→ **Your objective**: From the first line of the listing below to the line with "const FS = 19.5;", print each line exactly, and nothing more. Leave out the pictures.

→ **Data lines**:

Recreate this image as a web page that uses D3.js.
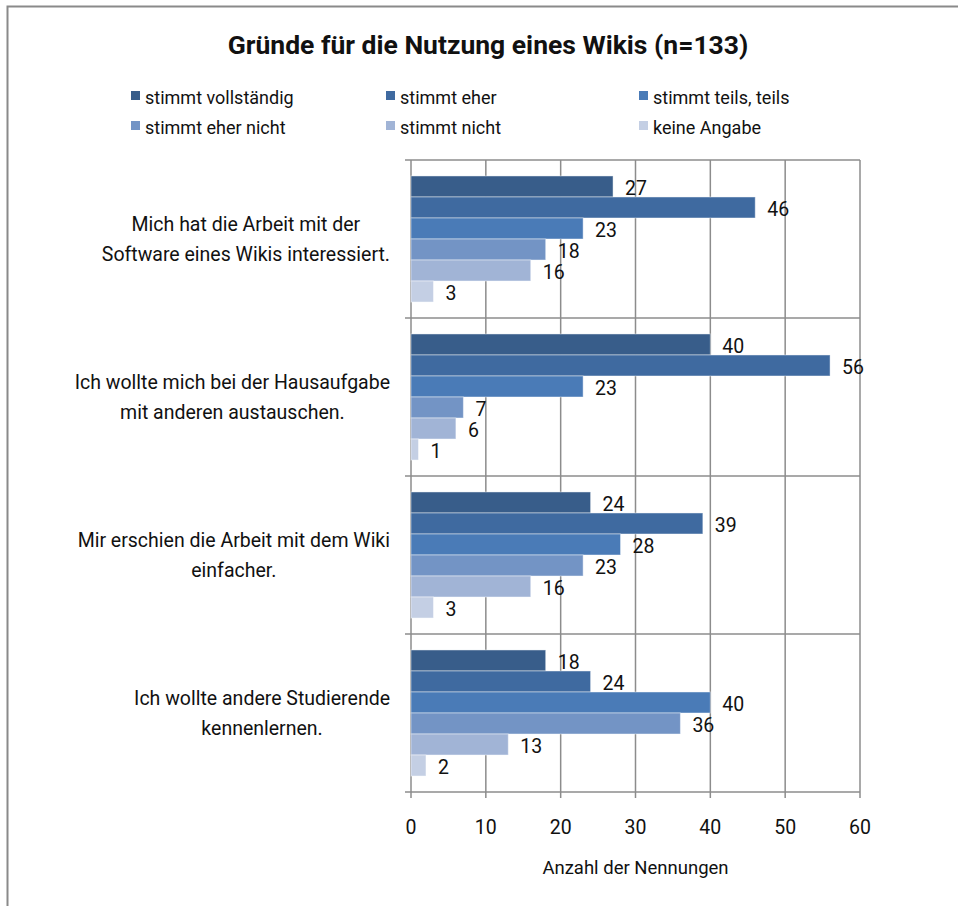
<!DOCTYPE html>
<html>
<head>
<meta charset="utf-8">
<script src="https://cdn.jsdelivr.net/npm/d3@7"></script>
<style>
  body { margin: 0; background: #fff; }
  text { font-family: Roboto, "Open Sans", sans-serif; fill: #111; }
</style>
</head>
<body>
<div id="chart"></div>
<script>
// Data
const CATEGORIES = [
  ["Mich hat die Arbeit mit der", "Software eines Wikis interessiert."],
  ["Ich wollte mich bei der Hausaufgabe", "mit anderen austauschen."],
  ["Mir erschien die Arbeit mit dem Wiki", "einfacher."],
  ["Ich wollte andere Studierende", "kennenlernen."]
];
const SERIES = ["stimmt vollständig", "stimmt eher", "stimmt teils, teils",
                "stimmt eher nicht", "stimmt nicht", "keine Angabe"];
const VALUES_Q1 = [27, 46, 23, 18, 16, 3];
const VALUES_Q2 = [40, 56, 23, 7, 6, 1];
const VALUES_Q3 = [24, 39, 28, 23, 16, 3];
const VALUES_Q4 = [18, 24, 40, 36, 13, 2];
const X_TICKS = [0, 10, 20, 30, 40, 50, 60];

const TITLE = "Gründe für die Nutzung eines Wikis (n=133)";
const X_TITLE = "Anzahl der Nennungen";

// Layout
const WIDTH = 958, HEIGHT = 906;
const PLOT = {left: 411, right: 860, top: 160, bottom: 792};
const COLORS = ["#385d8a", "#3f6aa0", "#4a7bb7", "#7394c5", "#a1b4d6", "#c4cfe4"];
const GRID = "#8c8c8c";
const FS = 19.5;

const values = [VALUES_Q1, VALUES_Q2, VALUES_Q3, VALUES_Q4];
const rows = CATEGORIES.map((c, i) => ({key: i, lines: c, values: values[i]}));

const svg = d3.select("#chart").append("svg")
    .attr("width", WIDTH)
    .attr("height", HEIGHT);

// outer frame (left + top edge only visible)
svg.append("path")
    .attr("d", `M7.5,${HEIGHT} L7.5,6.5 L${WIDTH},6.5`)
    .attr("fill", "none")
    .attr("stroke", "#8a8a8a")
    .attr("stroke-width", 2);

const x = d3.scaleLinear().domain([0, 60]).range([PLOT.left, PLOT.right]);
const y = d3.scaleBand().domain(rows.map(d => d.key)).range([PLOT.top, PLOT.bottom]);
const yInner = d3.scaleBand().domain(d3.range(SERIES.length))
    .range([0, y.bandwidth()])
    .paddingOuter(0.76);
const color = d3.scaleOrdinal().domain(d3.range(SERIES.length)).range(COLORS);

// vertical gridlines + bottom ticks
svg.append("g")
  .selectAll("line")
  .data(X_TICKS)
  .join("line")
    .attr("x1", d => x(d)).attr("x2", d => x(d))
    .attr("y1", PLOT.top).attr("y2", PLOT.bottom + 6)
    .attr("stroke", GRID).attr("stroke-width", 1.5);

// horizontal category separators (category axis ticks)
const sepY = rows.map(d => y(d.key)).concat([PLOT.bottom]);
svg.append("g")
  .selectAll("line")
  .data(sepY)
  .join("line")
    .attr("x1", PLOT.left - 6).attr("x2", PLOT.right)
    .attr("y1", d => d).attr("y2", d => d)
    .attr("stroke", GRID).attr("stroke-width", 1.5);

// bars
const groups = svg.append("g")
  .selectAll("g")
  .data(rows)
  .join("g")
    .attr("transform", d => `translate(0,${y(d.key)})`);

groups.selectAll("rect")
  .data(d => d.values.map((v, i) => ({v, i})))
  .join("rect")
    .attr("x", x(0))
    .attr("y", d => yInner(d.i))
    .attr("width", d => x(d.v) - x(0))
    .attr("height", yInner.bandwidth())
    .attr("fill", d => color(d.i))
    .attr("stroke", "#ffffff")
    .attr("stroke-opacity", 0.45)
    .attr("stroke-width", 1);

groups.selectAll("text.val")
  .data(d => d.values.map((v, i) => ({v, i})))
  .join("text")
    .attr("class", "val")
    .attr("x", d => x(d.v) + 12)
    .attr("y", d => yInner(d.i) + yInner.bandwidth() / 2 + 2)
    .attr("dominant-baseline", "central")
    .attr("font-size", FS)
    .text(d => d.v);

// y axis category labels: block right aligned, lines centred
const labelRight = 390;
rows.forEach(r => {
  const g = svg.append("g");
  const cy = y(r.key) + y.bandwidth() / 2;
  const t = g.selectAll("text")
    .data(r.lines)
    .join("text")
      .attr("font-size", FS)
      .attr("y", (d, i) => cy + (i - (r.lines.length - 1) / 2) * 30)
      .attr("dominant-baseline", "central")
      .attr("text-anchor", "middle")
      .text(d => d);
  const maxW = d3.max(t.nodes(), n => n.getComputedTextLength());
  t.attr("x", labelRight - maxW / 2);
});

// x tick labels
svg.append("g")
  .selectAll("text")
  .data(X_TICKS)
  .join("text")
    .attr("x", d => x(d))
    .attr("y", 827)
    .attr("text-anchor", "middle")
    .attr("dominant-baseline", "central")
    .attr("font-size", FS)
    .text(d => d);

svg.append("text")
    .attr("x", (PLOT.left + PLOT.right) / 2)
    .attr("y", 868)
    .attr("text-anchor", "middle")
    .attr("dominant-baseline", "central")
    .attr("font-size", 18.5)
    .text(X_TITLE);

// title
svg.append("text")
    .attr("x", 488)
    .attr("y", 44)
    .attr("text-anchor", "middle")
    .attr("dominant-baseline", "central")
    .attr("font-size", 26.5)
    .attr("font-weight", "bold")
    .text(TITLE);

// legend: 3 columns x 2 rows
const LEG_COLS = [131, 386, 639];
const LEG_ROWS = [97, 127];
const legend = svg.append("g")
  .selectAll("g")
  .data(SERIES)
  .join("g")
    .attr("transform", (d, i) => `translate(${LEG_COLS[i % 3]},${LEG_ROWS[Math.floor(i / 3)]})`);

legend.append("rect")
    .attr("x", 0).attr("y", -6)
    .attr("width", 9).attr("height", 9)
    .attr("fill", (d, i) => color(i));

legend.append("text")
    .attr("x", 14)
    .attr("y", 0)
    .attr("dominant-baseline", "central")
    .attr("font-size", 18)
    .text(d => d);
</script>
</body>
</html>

→ **Answer to this exercise**:
Recreate this image as a web page that uses D3.js.
<!DOCTYPE html>
<html>
<head>
<meta charset="utf-8">
<script src="https://cdn.jsdelivr.net/npm/d3@7"></script>
<style>
  body { margin: 0; background: #fff; }
  text { font-family: Roboto, "Open Sans", sans-serif; fill: #111; }
</style>
</head>
<body>
<div id="chart"></div>
<script>
// Data
const CATEGORIES = [
  ["Mich hat die Arbeit mit der", "Software eines Wikis interessiert."],
  ["Ich wollte mich bei der Hausaufgabe", "mit anderen austauschen."],
  ["Mir erschien die Arbeit mit dem Wiki", "einfacher."],
  ["Ich wollte andere Studierende", "kennenlernen."]
];
const SERIES = ["stimmt vollständig", "stimmt eher", "stimmt teils, teils",
                "stimmt eher nicht", "stimmt nicht", "keine Angabe"];
const VALUES_Q1 = [27, 46, 23, 18, 16, 3];
const VALUES_Q2 = [40, 56, 23, 7, 6, 1];
const VALUES_Q3 = [24, 39, 28, 23, 16, 3];
const VALUES_Q4 = [18, 24, 40, 36, 13, 2];
const X_TICKS = [0, 10, 20, 30, 40, 50, 60];

const TITLE = "Gründe für die Nutzung eines Wikis (n=133)";
const X_TITLE = "Anzahl der Nennungen";

// Layout
const WIDTH = 958, HEIGHT = 906;
const PLOT = {left: 411, right: 860, top: 160, bottom: 792};
const COLORS = ["#385d8a", "#3f6aa0", "#4a7bb7", "#7394c5", "#a1b4d6", "#c4cfe4"];
const GRID = "#8c8c8c";
const FS = 19.5;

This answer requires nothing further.